Return the whole listing, line for line, without the pictures in it.
######
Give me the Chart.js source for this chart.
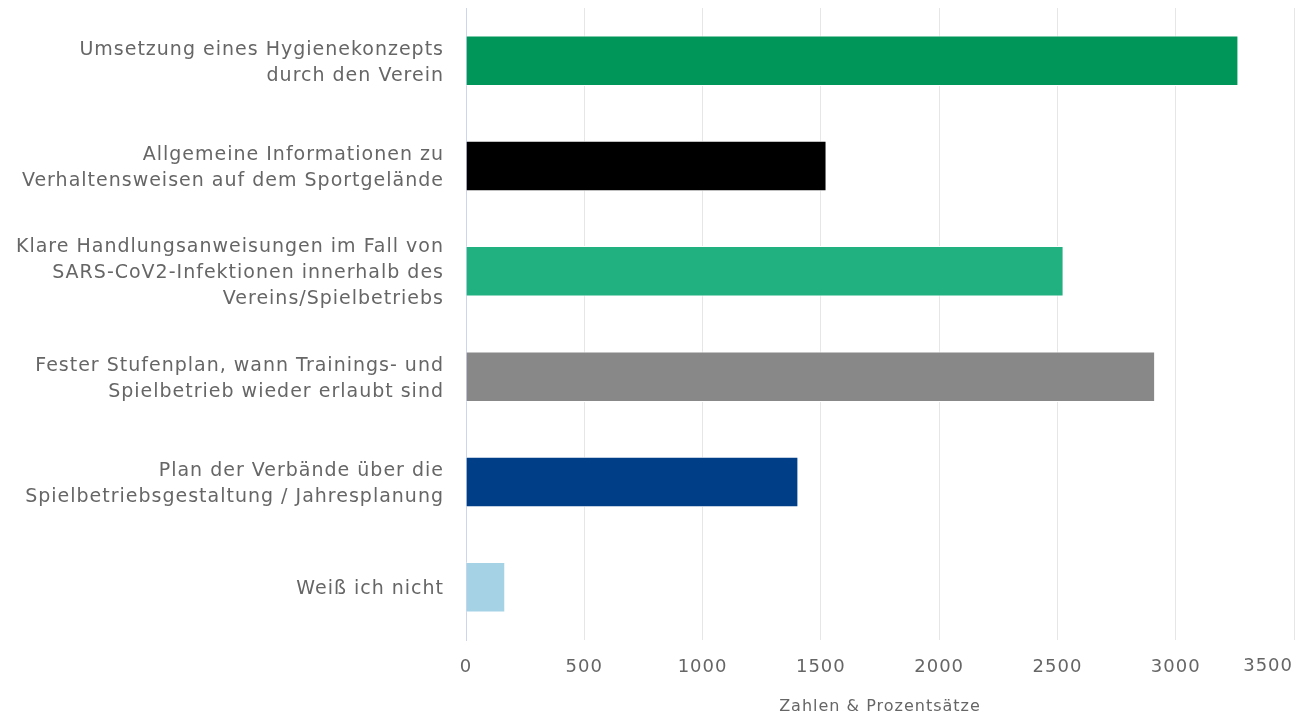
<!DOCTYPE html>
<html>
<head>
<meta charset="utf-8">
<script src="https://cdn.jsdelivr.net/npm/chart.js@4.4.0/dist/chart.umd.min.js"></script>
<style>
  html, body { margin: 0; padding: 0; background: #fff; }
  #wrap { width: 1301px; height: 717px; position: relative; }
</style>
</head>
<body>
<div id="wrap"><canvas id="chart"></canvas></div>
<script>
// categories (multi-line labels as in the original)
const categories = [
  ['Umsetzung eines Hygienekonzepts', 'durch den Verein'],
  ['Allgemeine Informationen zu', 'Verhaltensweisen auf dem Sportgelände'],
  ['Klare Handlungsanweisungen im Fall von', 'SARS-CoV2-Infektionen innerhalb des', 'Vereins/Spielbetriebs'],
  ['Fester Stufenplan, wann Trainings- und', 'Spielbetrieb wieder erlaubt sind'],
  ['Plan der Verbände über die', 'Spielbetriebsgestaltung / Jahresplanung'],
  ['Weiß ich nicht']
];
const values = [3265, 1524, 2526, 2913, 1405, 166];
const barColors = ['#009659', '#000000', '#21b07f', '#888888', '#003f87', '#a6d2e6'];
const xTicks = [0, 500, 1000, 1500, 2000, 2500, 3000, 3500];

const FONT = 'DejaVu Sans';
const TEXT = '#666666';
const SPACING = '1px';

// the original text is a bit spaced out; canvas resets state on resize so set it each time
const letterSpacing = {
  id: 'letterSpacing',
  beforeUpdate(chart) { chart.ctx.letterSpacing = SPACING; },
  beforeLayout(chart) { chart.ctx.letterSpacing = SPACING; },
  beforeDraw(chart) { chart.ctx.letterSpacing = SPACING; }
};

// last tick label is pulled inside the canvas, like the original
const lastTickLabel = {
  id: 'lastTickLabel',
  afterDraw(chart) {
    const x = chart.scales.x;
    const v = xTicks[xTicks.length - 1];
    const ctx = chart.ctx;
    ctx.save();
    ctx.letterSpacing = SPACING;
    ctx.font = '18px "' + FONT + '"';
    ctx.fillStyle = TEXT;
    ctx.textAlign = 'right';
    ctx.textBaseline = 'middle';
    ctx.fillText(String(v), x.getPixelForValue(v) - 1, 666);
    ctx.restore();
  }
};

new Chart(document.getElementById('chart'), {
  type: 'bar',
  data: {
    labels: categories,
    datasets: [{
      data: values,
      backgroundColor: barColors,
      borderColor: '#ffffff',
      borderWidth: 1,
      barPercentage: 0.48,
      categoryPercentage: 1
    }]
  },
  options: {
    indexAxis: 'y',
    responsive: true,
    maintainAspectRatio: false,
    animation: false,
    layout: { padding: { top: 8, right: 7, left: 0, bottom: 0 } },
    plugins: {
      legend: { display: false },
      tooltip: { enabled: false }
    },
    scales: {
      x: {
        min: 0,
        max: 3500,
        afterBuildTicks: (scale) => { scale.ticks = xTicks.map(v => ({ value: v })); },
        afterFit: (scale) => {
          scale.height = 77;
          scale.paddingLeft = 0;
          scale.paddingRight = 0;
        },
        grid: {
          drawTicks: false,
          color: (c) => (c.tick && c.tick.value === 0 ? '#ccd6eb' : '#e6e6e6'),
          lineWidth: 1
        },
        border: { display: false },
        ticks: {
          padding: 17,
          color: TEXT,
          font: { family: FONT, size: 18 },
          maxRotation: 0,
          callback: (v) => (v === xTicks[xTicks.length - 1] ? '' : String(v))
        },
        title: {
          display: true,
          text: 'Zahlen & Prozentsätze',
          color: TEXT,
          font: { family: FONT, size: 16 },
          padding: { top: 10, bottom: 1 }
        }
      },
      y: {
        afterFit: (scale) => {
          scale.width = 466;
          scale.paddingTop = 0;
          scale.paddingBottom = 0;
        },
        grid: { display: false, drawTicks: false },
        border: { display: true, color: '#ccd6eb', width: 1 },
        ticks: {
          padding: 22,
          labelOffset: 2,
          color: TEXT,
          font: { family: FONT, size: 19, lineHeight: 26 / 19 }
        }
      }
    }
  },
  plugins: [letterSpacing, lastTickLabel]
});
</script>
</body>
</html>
######
# Response to the exercise:
Give me the Chart.js source for this chart.
<!DOCTYPE html>
<html>
<head>
<meta charset="utf-8">
<script src="https://cdn.jsdelivr.net/npm/chart.js@4.4.0/dist/chart.umd.min.js"></script>
<style>
  html, body { margin: 0; padding: 0; background: #fff; }
  #wrap { width: 1301px; height: 717px; position: relative; }
</style>
</head>
<body>
<div id="wrap"><canvas id="chart"></canvas></div>
<script>
// categories (multi-line labels as in the original)
const categories = [
  ['Umsetzung eines Hygienekonzepts', 'durch den Verein'],
  ['Allgemeine Informationen zu', 'Verhaltensweisen auf dem Sportgelände'],
  ['Klare Handlungsanweisungen im Fall von', 'SARS-CoV2-Infektionen innerhalb des', 'Vereins/Spielbetriebs'],
  ['Fester Stufenplan, wann Trainings- und', 'Spielbetrieb wieder erlaubt sind'],
  ['Plan der Verbände über die', 'Spielbetriebsgestaltung / Jahresplanung'],
  ['Weiß ich nicht']
];
const values = [3265, 1524, 2526, 2913, 1405, 166];
const barColors = ['#009659', '#000000', '#21b07f', '#888888', '#003f87', '#a6d2e6'];
const xTicks = [0, 500, 1000, 1500, 2000, 2500, 3000, 3500];

const FONT = 'DejaVu Sans';
const TEXT = '#666666';
const SPACING = '1px';

// the original text is a bit spaced out; canvas resets state on resize so set it each time
const letterSpacing = {
  id: 'letterSpacing',
  beforeUpdate(chart) { chart.ctx.letterSpacing = SPACING; },
  beforeLayout(chart) { chart.ctx.letterSpacing = SPACING; },
  beforeDraw(chart) { chart.ctx.letterSpacing = SPACING; }
};

// last tick label is pulled inside the canvas, like the original
const lastTickLabel = {
  id: 'lastTickLabel',
  afterDraw(chart) {
    const x = chart.scales.x;
    const v = xTicks[xTicks.length - 1];
    const ctx = chart.ctx;
    ctx.save();
    ctx.letterSpacing = SPACING;
    ctx.font = '18px "' + FONT + '"';
    ctx.fillStyle = TEXT;
    ctx.textAlign = 'right';
    ctx.textBaseline = 'middle';
    ctx.fillText(String(v), x.getPixelForValue(v) - 1, 666);
    ctx.restore();
  }
};

new Chart(document.getElementById('chart'), {
  type: 'bar',
  data: {
    labels: categories,
    datasets: [{
      data: values,
      backgroundColor: barColors,
      borderColor: '#ffffff',
      borderWidth: 1,
      barPercentage: 0.48,
      categoryPercentage: 1
    }]
  },
  options: {
    indexAxis: 'y',
    responsive: true,
    maintainAspectRatio: false,
    animation: false,
    layout: { padding: { top: 8, right: 7, left: 0, bottom: 0 } },
    plugins: {
      legend: { display: false },
      tooltip: { enabled: false }
    },
    scales: {
      x: {
        min: 0,
        max: 3500,
        afterBuildTicks: (scale) => { scale.ticks = xTicks.map(v => ({ value: v })); },
        afterFit: (scale) => {
          scale.height = 77;
          scale.paddingLeft = 0;
          scale.paddingRight = 0;
        },
        grid: {
          drawTicks: false,
          color: (c) => (c.tick && c.tick.value === 0 ? '#ccd6eb' : '#e6e6e6'),
          lineWidth: 1
        },
        border: { display: false },
        ticks: {
          padding: 17,
          color: TEXT,
          font: { family: FONT, size: 18 },
          maxRotation: 0,
          callback: (v) => (v === xTicks[xTicks.length - 1] ? '' : String(v))
        },
        title: {
          display: true,
          text: 'Zahlen & Prozentsätze',
          color: TEXT,
          font: { family: FONT, size: 16 },
          padding: { top: 10, bottom: 1 }
        }
      },
      y: {
        afterFit: (scale) => {
          scale.width = 466;
          scale.paddingTop = 0;
          scale.paddingBottom = 0;
        },
        grid: { display: false, drawTicks: false },
        border: { display: true, color: '#ccd6eb', width: 1 },
        ticks: {
          padding: 22,
          labelOffset: 2,
          color: TEXT,
          font: { family: FONT, size: 19, lineHeight: 26 / 19 }
        }
      }
    }
  },
  plugins: [letterSpacing, lastTickLabel]
});
</script>
</body>
</html>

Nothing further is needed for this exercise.